■ Given request: Take the lines of the data below from the very first through the line containing "const arc = d3.arc().innerRadius(0).outerRadius(R);" and output them exactly, pictures excluded.
<<<<
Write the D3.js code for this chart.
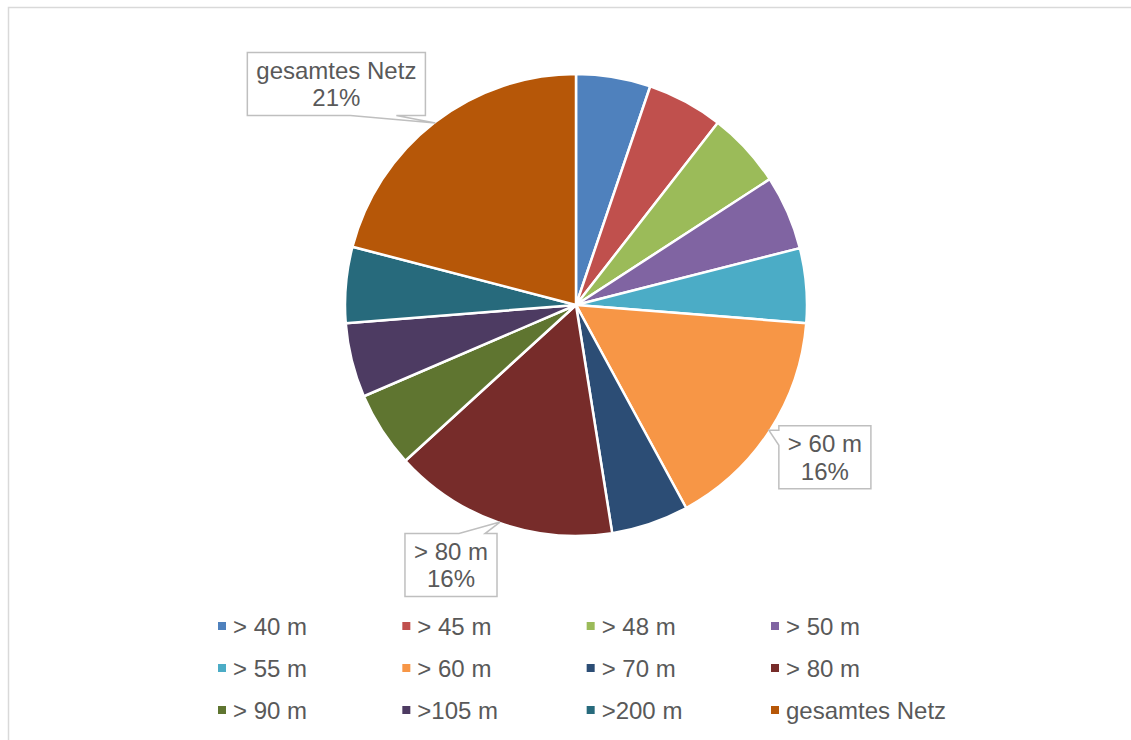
<!DOCTYPE html>
<html>
<head>
<meta charset="utf-8">
<script src="https://cdn.jsdelivr.net/npm/d3@7"></script>
<style>
  html, body { margin: 0; padding: 0; background: #fff; }
  svg { display: block; font-family: "Liberation Sans", Arial, sans-serif; }
</style>
</head>
<body>
<svg id="chart" width="1131" height="740"></svg>
<script>
// Anteile der Höhenklassen am Netz
const categories = ["> 40 m", "> 45 m", "> 48 m", "> 50 m", "> 55 m", "> 60 m",
                    "> 70 m", "> 80 m", "> 90 m", ">105 m", ">200 m", "gesamtes Netz"];
const values = [5.2, 5.3, 5.3, 5.2, 5.2, 15.8, 5.4, 15.7, 5.3, 5.2, 5.3, 20.9];
const colors = ["#4F81BD", "#C0504D", "#9BBB59", "#8064A2", "#4BACC6", "#F79646",
                "#2C4D75", "#772C2A", "#5F7530", "#4D3B62", "#276A7C", "#B65708"];
// Kategorien mit Datenbeschriftung
const labelled = ["> 60 m", "> 80 m", "gesamtes Netz"];

const W = 1131, H = 740;
const cx = 576, cy = 305, R = 231;
const textColor = "#595959";
const fontSize = 24, lineH = 27.5;

const svg = d3.select("#chart");

// Diagrammrahmen
svg.append("rect")
  .attr("x", 8.5).attr("y", 7.5)
  .attr("width", W + 20).attr("height", H + 20)
  .attr("fill", "none").attr("stroke", "#d9d9d9").attr("stroke-width", 1.5);

const color = d3.scaleOrdinal().domain(categories).range(colors);
const data = categories.map((c, i) => ({ cat: c, value: values[i] }));
const total = d3.sum(values);

const pie = d3.pie().value(d => d.value).sort(null);
const arcs = pie(data);
const arc = d3.arc().innerRadius(0).outerRadius(R);

const g = svg.append("g").attr("transform", `translate(${cx},${cy})`);
g.selectAll("path.slice")
  .data(arcs)
  .enter().append("path")
  .attr("class", "slice")
  .attr("d", arc)
  .attr("fill", d => color(d.data.cat))
  .attr("stroke", "#fff")
  .attr("stroke-width", 2.5)
  .attr("stroke-linejoin", "round");

// Beschriftungen mit Legendenrahmen (Callout)
// dx/dy: Boxmitte relativ zur Zeigerspitze; side/base: Seite und Lage des Zeigers
const calloutLayout = {
  "gesamtes Netz": { dx: -99, dy: -39, side: "bottom", base: [14, 60] },
  "> 60 m":        { dx: 56,  dy: 27,  side: "left",   base: [-27, -12] },
  "> 80 m":        { dx: -49, dy: 43,  side: "top",    base: [8, 34] }
};

const tipR = R - 1;
arcs.filter(a => labelled.includes(a.data.cat)).forEach(a => {
  const mid = (a.startAngle + a.endAngle) / 2;
  const tx = cx + tipR * Math.sin(mid);
  const ty = cy - tipR * Math.cos(mid);
  const L = calloutLayout[a.data.cat];
  const bx = tx + L.dx, by = ty + L.dy;
  const pct = Math.round(a.data.value / total * 100) + "%";

  const lg = svg.append("g");
  const path = lg.append("path");
  const txt = lg.append("text")
    .attr("text-anchor", "middle")
    .attr("font-size", fontSize)
    .attr("fill", textColor);
  txt.append("tspan").attr("x", bx).attr("y", by - lineH / 2 + 8.5).text(a.data.cat);
  txt.append("tspan").attr("x", bx).attr("y", by + lineH / 2 + 8.5).text(pct);

  const tw = txt.node().getBBox().width;
  const w = tw + 18, h = 2 * lineH + 8;
  const x0 = bx - w / 2, x1 = bx + w / 2, y0 = by - h / 2, y1 = by + h / 2;
  let d;
  if (L.side === "bottom") {
    d = `M${x0},${y0}H${x1}V${y1}H${bx + L.base[1]}L${tx},${ty}L${bx + L.base[0]},${y1}H${x0}Z`;
  } else if (L.side === "left") {
    d = `M${x0},${y0}H${x1}V${y1}H${x0}V${by + L.base[1]}L${tx},${ty}L${x0},${by + L.base[0]}Z`;
  } else {
    d = `M${x0},${y0}H${bx + L.base[0]}L${tx},${ty}L${bx + L.base[1]},${y0}H${x1}V${y1}H${x0}Z`;
  }
  path.attr("d", d).attr("fill", "#fff").attr("stroke", "#bfbfbf").attr("stroke-width", 1.5);
});

// Legende: 4 Spalten, 3 Zeilen
const legX = d3.scalePoint().domain(d3.range(4)).range([218, 771]);
const legY = d3.scalePoint().domain(d3.range(3)).range([626, 710]);
const leg = svg.append("g");
categories.forEach((c, i) => {
  const col = i % 4, row = Math.floor(i / 4);
  const x = legX(col), y = legY(row);
  leg.append("rect")
    .attr("x", x).attr("y", y - 4)
    .attr("width", 8).attr("height", 8)
    .attr("fill", color(c));
  leg.append("text")
    .attr("x", x + 15).attr("y", y + 8.5)
    .attr("font-size", fontSize)
    .attr("fill", textColor)
    .text(c);
});
</script>
</body>
</html>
>>>>
■ The result:
Write the D3.js code for this chart.
<!DOCTYPE html>
<html>
<head>
<meta charset="utf-8">
<script src="https://cdn.jsdelivr.net/npm/d3@7"></script>
<style>
  html, body { margin: 0; padding: 0; background: #fff; }
  svg { display: block; font-family: "Liberation Sans", Arial, sans-serif; }
</style>
</head>
<body>
<svg id="chart" width="1131" height="740"></svg>
<script>
// Anteile der Höhenklassen am Netz
const categories = ["> 40 m", "> 45 m", "> 48 m", "> 50 m", "> 55 m", "> 60 m",
                    "> 70 m", "> 80 m", "> 90 m", ">105 m", ">200 m", "gesamtes Netz"];
const values = [5.2, 5.3, 5.3, 5.2, 5.2, 15.8, 5.4, 15.7, 5.3, 5.2, 5.3, 20.9];
const colors = ["#4F81BD", "#C0504D", "#9BBB59", "#8064A2", "#4BACC6", "#F79646",
                "#2C4D75", "#772C2A", "#5F7530", "#4D3B62", "#276A7C", "#B65708"];
// Kategorien mit Datenbeschriftung
const labelled = ["> 60 m", "> 80 m", "gesamtes Netz"];

const W = 1131, H = 740;
const cx = 576, cy = 305, R = 231;
const textColor = "#595959";
const fontSize = 24, lineH = 27.5;

const svg = d3.select("#chart");

// Diagrammrahmen
svg.append("rect")
  .attr("x", 8.5).attr("y", 7.5)
  .attr("width", W + 20).attr("height", H + 20)
  .attr("fill", "none").attr("stroke", "#d9d9d9").attr("stroke-width", 1.5);

const color = d3.scaleOrdinal().domain(categories).range(colors);
const data = categories.map((c, i) => ({ cat: c, value: values[i] }));
const total = d3.sum(values);

const pie = d3.pie().value(d => d.value).sort(null);
const arcs = pie(data);
const arc = d3.arc().innerRadius(0).outerRadius(R);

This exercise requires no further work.